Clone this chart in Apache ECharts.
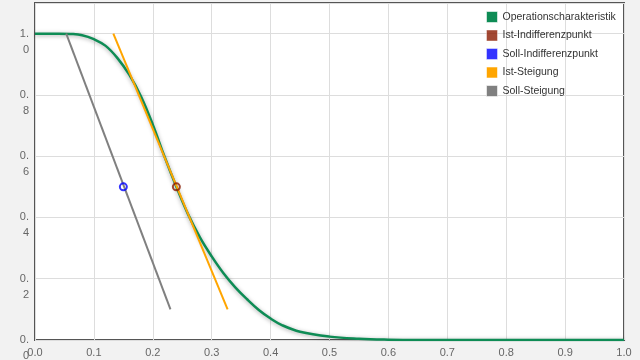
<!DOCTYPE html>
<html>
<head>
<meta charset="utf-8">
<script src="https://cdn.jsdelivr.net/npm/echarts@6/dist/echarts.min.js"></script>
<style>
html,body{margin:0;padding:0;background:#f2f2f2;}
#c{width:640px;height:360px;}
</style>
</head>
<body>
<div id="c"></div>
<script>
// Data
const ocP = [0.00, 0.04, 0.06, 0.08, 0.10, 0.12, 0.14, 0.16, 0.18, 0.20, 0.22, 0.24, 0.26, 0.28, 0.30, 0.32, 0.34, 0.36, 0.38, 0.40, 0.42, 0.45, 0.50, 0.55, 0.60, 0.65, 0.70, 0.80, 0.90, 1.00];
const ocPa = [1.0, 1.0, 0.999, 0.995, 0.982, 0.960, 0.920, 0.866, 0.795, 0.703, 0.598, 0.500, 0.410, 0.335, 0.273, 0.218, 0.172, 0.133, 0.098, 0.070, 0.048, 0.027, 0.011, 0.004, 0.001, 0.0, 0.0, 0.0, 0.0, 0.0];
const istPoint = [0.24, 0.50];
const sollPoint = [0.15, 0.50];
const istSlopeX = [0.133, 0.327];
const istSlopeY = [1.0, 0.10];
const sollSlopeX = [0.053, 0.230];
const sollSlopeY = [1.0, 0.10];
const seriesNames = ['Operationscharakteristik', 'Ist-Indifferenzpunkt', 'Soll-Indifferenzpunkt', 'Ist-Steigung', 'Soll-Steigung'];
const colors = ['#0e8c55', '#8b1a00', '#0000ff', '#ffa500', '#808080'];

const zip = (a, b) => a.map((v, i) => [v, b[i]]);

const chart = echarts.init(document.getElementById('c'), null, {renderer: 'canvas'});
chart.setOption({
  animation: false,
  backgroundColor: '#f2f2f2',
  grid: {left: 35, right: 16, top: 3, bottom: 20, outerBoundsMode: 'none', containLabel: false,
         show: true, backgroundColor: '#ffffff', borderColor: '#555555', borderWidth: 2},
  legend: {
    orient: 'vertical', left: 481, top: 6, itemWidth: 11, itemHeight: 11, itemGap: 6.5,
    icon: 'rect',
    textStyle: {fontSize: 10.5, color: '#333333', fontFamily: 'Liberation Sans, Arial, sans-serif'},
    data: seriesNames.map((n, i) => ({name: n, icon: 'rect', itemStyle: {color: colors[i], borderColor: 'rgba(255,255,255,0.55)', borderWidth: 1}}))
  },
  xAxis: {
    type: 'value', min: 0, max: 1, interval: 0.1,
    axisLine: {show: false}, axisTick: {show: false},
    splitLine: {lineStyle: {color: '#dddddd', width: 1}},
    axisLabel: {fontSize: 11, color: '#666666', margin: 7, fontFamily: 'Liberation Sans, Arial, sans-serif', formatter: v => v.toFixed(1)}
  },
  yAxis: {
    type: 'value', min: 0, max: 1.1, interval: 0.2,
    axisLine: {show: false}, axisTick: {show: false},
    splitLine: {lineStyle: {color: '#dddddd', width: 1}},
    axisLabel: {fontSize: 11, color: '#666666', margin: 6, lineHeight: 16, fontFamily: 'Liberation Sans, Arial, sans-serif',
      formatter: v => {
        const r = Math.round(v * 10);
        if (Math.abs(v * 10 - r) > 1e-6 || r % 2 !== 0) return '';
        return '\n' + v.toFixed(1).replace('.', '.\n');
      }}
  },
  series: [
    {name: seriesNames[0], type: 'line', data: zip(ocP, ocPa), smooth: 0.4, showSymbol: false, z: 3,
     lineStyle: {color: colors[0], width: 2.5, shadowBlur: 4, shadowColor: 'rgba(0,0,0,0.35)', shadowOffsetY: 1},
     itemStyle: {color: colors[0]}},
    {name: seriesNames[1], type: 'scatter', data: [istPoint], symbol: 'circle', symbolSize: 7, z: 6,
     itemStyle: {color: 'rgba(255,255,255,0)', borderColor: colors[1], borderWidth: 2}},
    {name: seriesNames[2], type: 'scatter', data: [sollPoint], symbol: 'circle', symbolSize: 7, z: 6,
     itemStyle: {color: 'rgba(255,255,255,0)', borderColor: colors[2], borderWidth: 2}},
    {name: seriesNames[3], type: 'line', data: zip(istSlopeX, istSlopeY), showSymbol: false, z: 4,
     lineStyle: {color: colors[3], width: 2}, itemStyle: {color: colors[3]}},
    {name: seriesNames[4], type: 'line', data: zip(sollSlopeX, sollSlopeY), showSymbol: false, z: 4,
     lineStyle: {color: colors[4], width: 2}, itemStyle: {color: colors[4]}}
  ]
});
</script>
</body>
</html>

● **TASK TO CARRY OUT**:
Everything from the first line to the line with "const zip = (a, b)" must be repeated exactly, and nothing else. Leave the pictures out.

● **CORRECT RESPONSE**:
Clone this chart in Apache ECharts.
<!DOCTYPE html>
<html>
<head>
<meta charset="utf-8">
<script src="https://cdn.jsdelivr.net/npm/echarts@6/dist/echarts.min.js"></script>
<style>
html,body{margin:0;padding:0;background:#f2f2f2;}
#c{width:640px;height:360px;}
</style>
</head>
<body>
<div id="c"></div>
<script>
// Data
const ocP = [0.00, 0.04, 0.06, 0.08, 0.10, 0.12, 0.14, 0.16, 0.18, 0.20, 0.22, 0.24, 0.26, 0.28, 0.30, 0.32, 0.34, 0.36, 0.38, 0.40, 0.42, 0.45, 0.50, 0.55, 0.60, 0.65, 0.70, 0.80, 0.90, 1.00];
const ocPa = [1.0, 1.0, 0.999, 0.995, 0.982, 0.960, 0.920, 0.866, 0.795, 0.703, 0.598, 0.500, 0.410, 0.335, 0.273, 0.218, 0.172, 0.133, 0.098, 0.070, 0.048, 0.027, 0.011, 0.004, 0.001, 0.0, 0.0, 0.0, 0.0, 0.0];
const istPoint = [0.24, 0.50];
const sollPoint = [0.15, 0.50];
const istSlopeX = [0.133, 0.327];
const istSlopeY = [1.0, 0.10];
const sollSlopeX = [0.053, 0.230];
const sollSlopeY = [1.0, 0.10];
const seriesNames = ['Operationscharakteristik', 'Ist-Indifferenzpunkt', 'Soll-Indifferenzpunkt', 'Ist-Steigung', 'Soll-Steigung'];
const colors = ['#0e8c55', '#8b1a00', '#0000ff', '#ffa500', '#808080'];

const zip = (a, b) => a.map((v, i) => [v, b[i]]);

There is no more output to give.